▶ _Task prompt_: Find the lines that contain the word "matplotlib" and copy each one.

▶ _Stored data_:
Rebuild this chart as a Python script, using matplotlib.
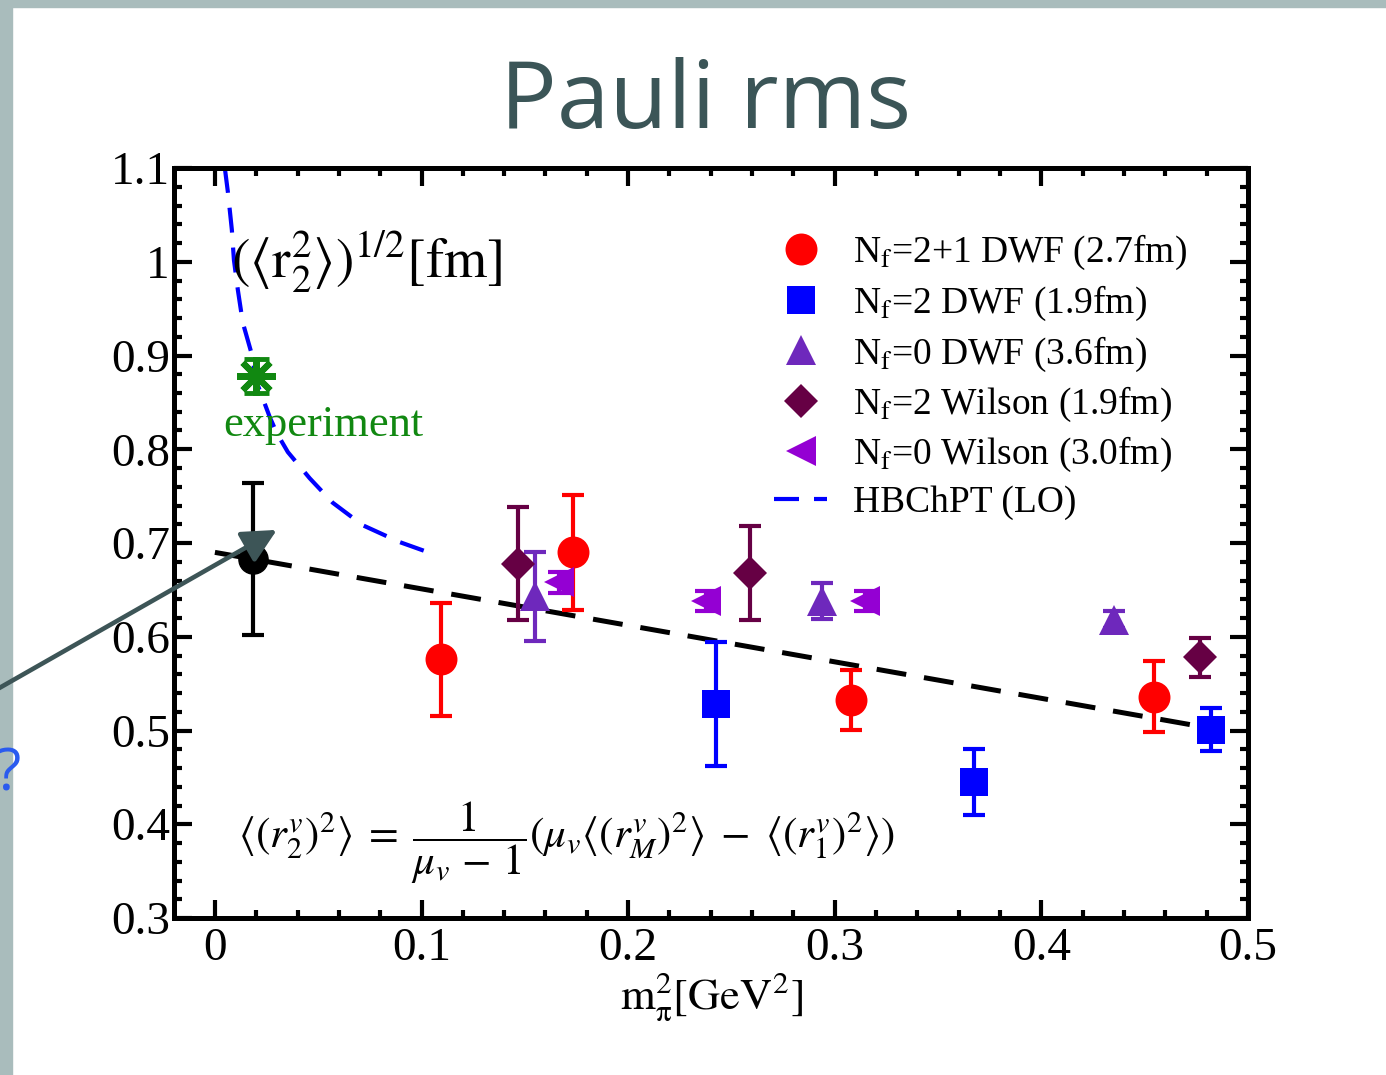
import matplotlib
matplotlib.use("Agg")
import matplotlib.pyplot as plt
from matplotlib.patches import Rectangle
from matplotlib.ticker import MultipleLocator

# --- data ---
nf21_x = [0.1092, 0.1734, 0.3080, 0.4546]
nf21_y = [0.576, 0.690, 0.533, 0.536]
nf21_err = [0.060, 0.061, 0.032, 0.038]

nf2_x = [0.2425, 0.3676, 0.4821]
nf2_y = [0.528, 0.445, 0.501]
nf2_err = [0.066, 0.035, 0.023]

nf0dwf_x = [0.1550, 0.2937, 0.4353]
nf0dwf_y = [0.643, 0.638, 0.618]
nf0dwf_err = [0.047, 0.019, 0.009]

nf2wil_x = [0.1469, 0.2589, 0.4768]
nf2wil_y = [0.678, 0.668, 0.578]
nf2wil_err = [0.060, 0.050, 0.021]

nf0wil_x = [0.1667, 0.2377, 0.3145]
nf0wil_y = [0.658, 0.638, 0.638]
nf0wil_err = [0.011, 0.011, 0.011]

phys_x = [0.0184]
phys_y = [0.683]
phys_err = [0.081]

exp_x = [0.0198]
exp_y = [0.878]
exp_err = [0.018]

hb_x = [0.0048, 0.0063, 0.0082, 0.0092, 0.0111, 0.0135, 0.0175, 0.0203,
        0.0266, 0.0300, 0.0353, 0.0459, 0.0570, 0.0715, 0.0894, 0.1072]
hb_y = [1.100, 1.074, 1.034, 1.002, 0.970, 0.935, 0.904, 0.871,
        0.834, 0.817, 0.797, 0.769, 0.743, 0.719, 0.701, 0.687]

fit_x = [0.0, 0.483]
fit_y = [0.690, 0.502]

labels = ["N$_\\mathrm{f}$=2+1 DWF (2.7fm)", "N$_\\mathrm{f}$=2 DWF (1.9fm)",
          "N$_\\mathrm{f}$=0 DWF (3.6fm)", "N$_\\mathrm{f}$=2 Wilson (1.9fm)",
          "N$_\\mathrm{f}$=0 Wilson (3.0fm)", "HBChPT (LO)"]

xticks = [0, 0.1, 0.2, 0.3, 0.4, 0.5]
xtick_labels = ["0", "0.1", "0.2", "0.3", "0.4", "0.5"]
yticks = [0.3, 0.4, 0.5, 0.6, 0.7, 0.8, 0.9, 1.0, 1.1]
ytick_labels = ["0.3", "0.4", "0.5", "0.6", "0.7", "0.8", "0.9", "1", "1.1"]

plt.rcParams["font.family"] = ["Liberation Serif", "DejaVu Serif"]
plt.rcParams["mathtext.fontset"] = "stix"

fig = plt.figure(figsize=(13.86, 10.75), dpi=100)
ax = fig.add_axes([174 / 1386, 1 - 918 / 1075, 1074 / 1386, 750 / 1075])
ax.set_zorder(1)
ax.patch.set_alpha(0)

# slide border
border = "#a9bcbc"
fig.patches.append(Rectangle((0, 1 - 7 / 1075), 1, 7 / 1075, transform=fig.transFigure,
                             color=border, zorder=-1))
fig.patches.append(Rectangle((0, 0), 12 / 1386, 1, transform=fig.transFigure,
                             color=border, zorder=-1))

series = [
    (nf21_x, nf21_y, nf21_err, "o", 23, "#ff0000"),
    (nf2_x, nf2_y, nf2_err, "s", 20, "#0000ff"),
    (nf0dwf_x, nf0dwf_y, nf0dwf_err, "^", 21, "#6e28bc"),
    (nf2wil_x, nf2wil_y, nf2wil_err, "D", 17, "#660044"),
    (nf0wil_x, nf0wil_y, nf0wil_err, "<", 22, "#9400d3"),
]

ax.plot(fit_x, fit_y, color="black", lw=3.6, dashes=(6.0, 3.6), zorder=2)

for (x, y, e, m, ms, c), lab in zip(series, labels):
    ax.errorbar(x, y, yerr=e, fmt="none", ecolor=c, elinewidth=3, capsize=8,
                capthick=3, zorder=3)
    ax.plot(x, y, ls="none", marker=m, ms=ms, color=c, mec=c, mew=0, label=lab,
            zorder=4)

ax.plot(hb_x, hb_y, color="#0000ff", lw=3, dashes=(6.0, 3.6), label=labels[5],
        zorder=2)

ax.errorbar(phys_x, phys_y, yerr=phys_err, fmt="o", ms=21, color="black",
            elinewidth=3, capsize=8, capthick=3, zorder=3)

ax.errorbar(exp_x, exp_y, yerr=exp_err, fmt="none", ecolor="#118811",
            elinewidth=3.5, capsize=9, capthick=3.5, zorder=5)
ax.plot(exp_x, exp_y, ls="none", marker=(8, 2, 0), ms=28, mew=4.5,
        color="#118811", zorder=5)

ax.set_xlim(-0.0198, 0.499)
ax.set_ylim(0.3, 1.1)
ax.set_xticks(xticks)
ax.set_xticklabels(xtick_labels)
ax.set_yticks(yticks)
ax.set_yticklabels(ytick_labels)
ax.xaxis.set_minor_locator(MultipleLocator(0.02))
ax.yaxis.set_minor_locator(MultipleLocator(0.02))
ax.tick_params(which="both", direction="in", top=True, right=True, width=3,
               labelsize=34)
ax.tick_params(which="major", length=13)
ax.tick_params(which="minor", length=6)
ax.tick_params(axis="y", pad=3)
ax.tick_params(axis="x", pad=7)
for s in ax.spines.values():
    s.set_linewidth(3.6)

ax.set_xlabel(r"$\mathrm{m}_{\mathrm{\pi}}^{2}[\mathrm{GeV}^{2}]$", fontsize=32,
              labelpad=0)

ax.text(0.008, 1.0, r"$(\langle\mathrm{r}_{2}^{2}\rangle)^{1/2}[\mathrm{fm}]$",
        fontsize=40, ha="left", va="center")
ax.text(0.004, 0.826, "experiment", fontsize=32, color="#118811", ha="left",
        va="center")
ax.text(0.011, 0.38,
        r"$\langle(r_2^v)^2\rangle\;=\;\dfrac{1}{\mu_v\,-\,1}(\mu_v\langle(r_M^v)^2\rangle\;-\;\langle(r_1^v)^2\rangle)$",
        fontsize=31, ha="left", va="center")

ax.legend(loc="upper left", bbox_to_anchor=(0.545, 0.933), frameon=False,
          fontsize=27, handlelength=1.4, handletextpad=0.7, labelspacing=0.3,
          borderaxespad=0, numpoints=1)

fig.text(706 / 1386, 1 - 128 / 1075, "Pauli rms", family="Open Sans", fontsize=68,
         color="#3b5557", ha="center", va="baseline")

fig.text(8 / 1386, 1 - 775 / 1075, "?", family="Open Sans", fontsize=42,
         color="#2a5bef", ha="center", va="center")

ax.annotate("", xy=(0.0300, 0.714), xycoords="data",
            xytext=(-20, 1075 - 699), textcoords="figure pixels",
            annotation_clip=False, zorder=6,
            arrowprops=dict(arrowstyle="-|>,head_length=0.8,head_width=0.4",
                            mutation_scale=26, lw=3.3, color="#3d5557",
                            shrinkA=0, shrinkB=0))

fig.savefig("out.png", dpi=100)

▶ _Answer to the exercise_:
Rebuild this chart as a Python script, using matplotlib.
import matplotlib
matplotlib.use("Agg")
import matplotlib.pyplot as plt
from matplotlib.patches import Rectangle
from matplotlib.ticker import MultipleLocator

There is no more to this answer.